→ **Written request**: Repeat, exactly and only, the lines from the beginning of the data through the line with "['#4F6228', '#990000', '#FF6600', '#008080', '#993366']". Pictures are left out.

→ **Data excerpt**:
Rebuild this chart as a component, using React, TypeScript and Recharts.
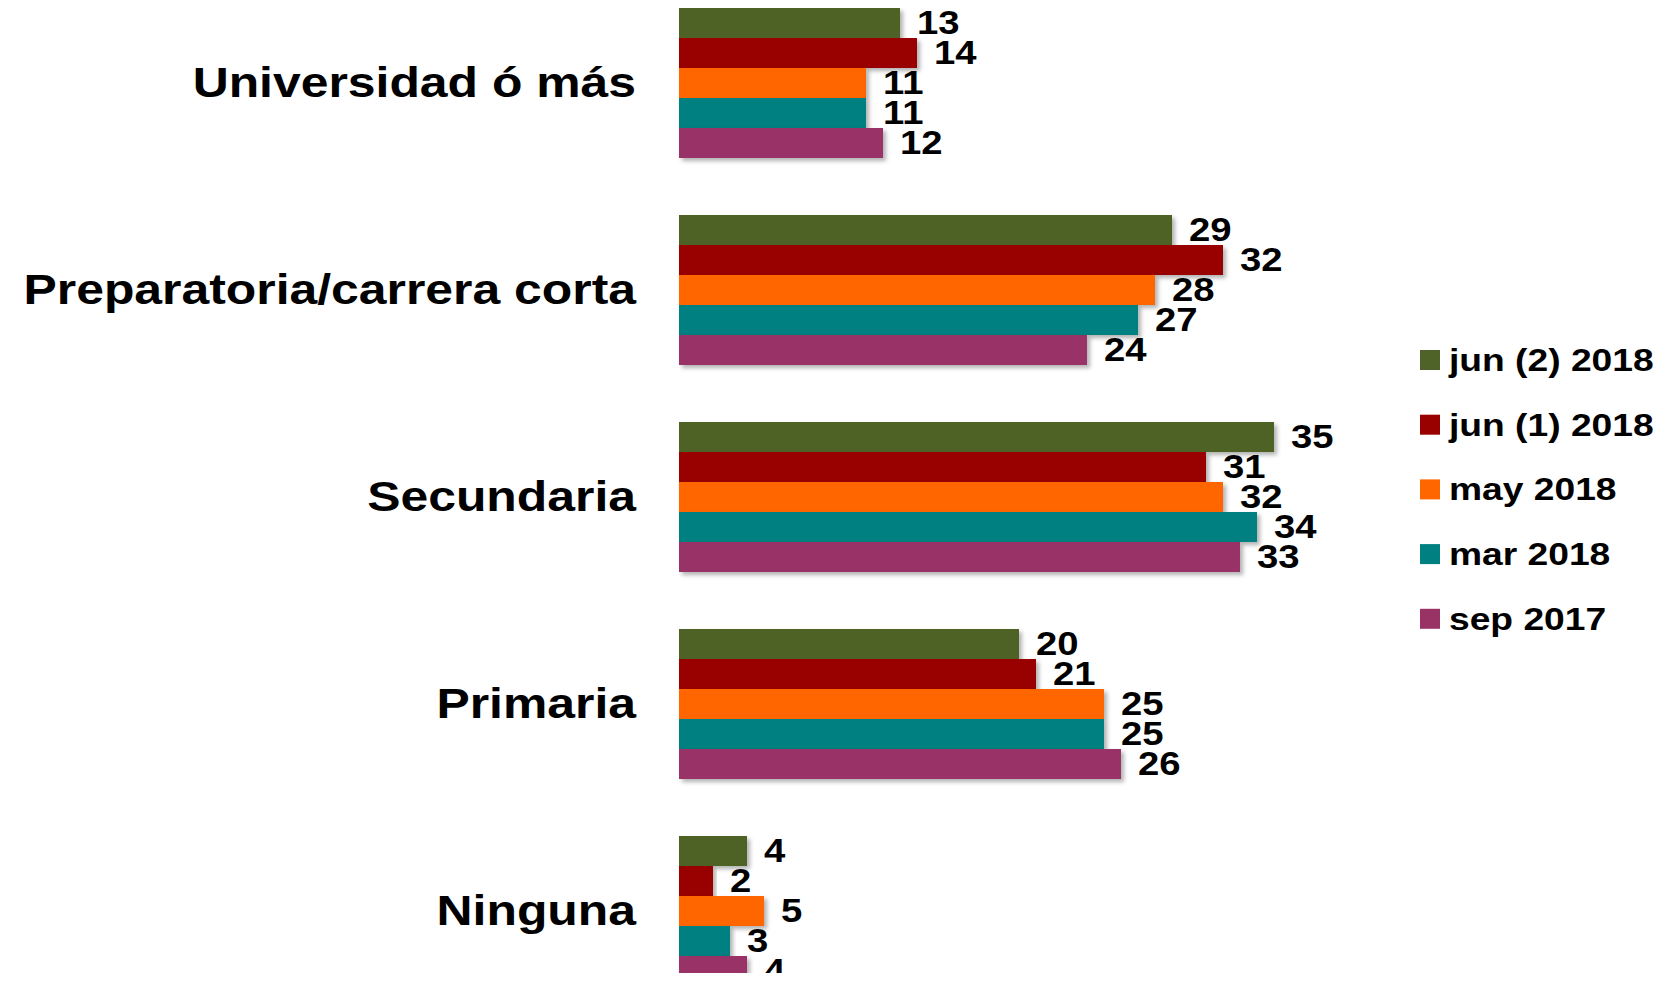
import { BarChart, Bar, XAxis, YAxis, Legend, LabelList } from 'recharts'

const categories = ['Universidad ó más', 'Preparatoria/carrera corta', 'Secundaria', 'Primaria', 'Ninguna']
const seriesNames = ['jun (2) 2018', 'jun (1) 2018', 'may 2018', 'mar 2018', 'sep 2017']
const seriesColors = ['#4F6228', '#990000', '#FF6600', '#008080', '#993366']

const jun2 = [13, 29, 35, 20, 4]
const jun1 = [14, 32, 31, 21, 2]
const may = [11, 28, 32, 25, 5]
const mar = [11, 27, 34, 25, 3]
const sep = [12, 24, 33, 26, 4]

const seriesValues = [jun2, jun1, may, mar, sep]
const keys = ['s0', 's1', 's2', 's3', 's4']

const data = categories.map((name, i) => {
  const row: Record<string, string | number> = { name }
  keys.forEach((k, j) => { row[k] = seriesValues[j][i] })
  return row
})

const FONT = '"Liberation Sans", Arial, sans-serif'

function CategoryTick(props: any) {
  const { y, payload } = props
  return (
    <text
      transform={`translate(636,${y}) scale(1.16,1)`}
      textAnchor="end"
      dominantBaseline="central"
      fontFamily={FONT}
      fontWeight="bold"
      fontSize={43}
      fill="#000"
    >
      {payload.value}
    </text>
  )
}

const renderValue = (props: any) => {
  const { x, y, width, height, value } = props
  const tx = Number(x) + Number(width) + 17
  const ty = Number(y) + Number(height) / 2
  return (
    <text
      transform={`translate(${tx},${ty}) scale(1.16,1)`}
      dominantBaseline="central"
      fontFamily={FONT}
      fontWeight="bold"
      fontSize={33}
      fill="#000"
    >
      {value}
    </text>
  )
}

const renderLegend = () => (
  <svg width={265} height={320}>
    {seriesNames.map((name, i) => {
      const cy = 30 + i * 64.7
      return (
        <g key={name}>
          <rect x={10} y={cy - 10} width={20} height={20} fill={seriesColors[i]} />
          <text
            transform={`translate(39,${cy}) scale(1.2,1)`}
            dominantBaseline="central"
            fontFamily={FONT}
            fontWeight="bold"
            fontSize={31}
            fill="#000"
          >
            {name}
          </text>
        </g>
      )
    })}
  </svg>
)

export default function App() {
  return (
    <div style={{ position: 'relative', width: 1675, height: 981, overflow: 'hidden', margin: -8, background: '#fff' }}>
      <div style={{ position: 'absolute', left: 0, top: -21 }}>
        <BarChart
          width={1675}
          height={1035}
          data={data}
          layout="vertical"
          margin={{ top: 0, right: 316, bottom: 0, left: 0 }}
          barSize={30}
          barGap={0}
        >
          <defs>
            <filter id="shadow" x="-5%" y="-20%" width="115%" height="160%">
              <feDropShadow dx={3} dy={3} stdDeviation={2} floodColor="#000" floodOpacity={0.3} />
            </filter>
          </defs>
          <XAxis type="number" domain={[0, 40]} hide />
          <YAxis
            type="category"
            dataKey="name"
            width={679}
            axisLine={false}
            tickLine={false}
            tick={<CategoryTick />}
            interval={0}
          />
          <Legend
            layout="vertical"
            align="center"
            verticalAlign="middle"
            content={renderLegend}
            wrapperStyle={{ position: 'absolute', left: 1410, top: 351, width: 265, height: 320 }}
          />
          {keys.map((k, i) => (
            <Bar key={k} dataKey={k} name={seriesNames[i]} fill={seriesColors[i]} filter="url(#shadow)" isAnimationActive={false}>
              <LabelList dataKey={k} content={renderValue} />
            </Bar>
          ))}
        </BarChart>
      </div>
    </div>
  )
}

→ **The answer**:
Rebuild this chart as a component, using React, TypeScript and Recharts.
import { BarChart, Bar, XAxis, YAxis, Legend, LabelList } from 'recharts'

const categories = ['Universidad ó más', 'Preparatoria/carrera corta', 'Secundaria', 'Primaria', 'Ninguna']
const seriesNames = ['jun (2) 2018', 'jun (1) 2018', 'may 2018', 'mar 2018', 'sep 2017']
const seriesColors = ['#4F6228', '#990000', '#FF6600', '#008080', '#993366']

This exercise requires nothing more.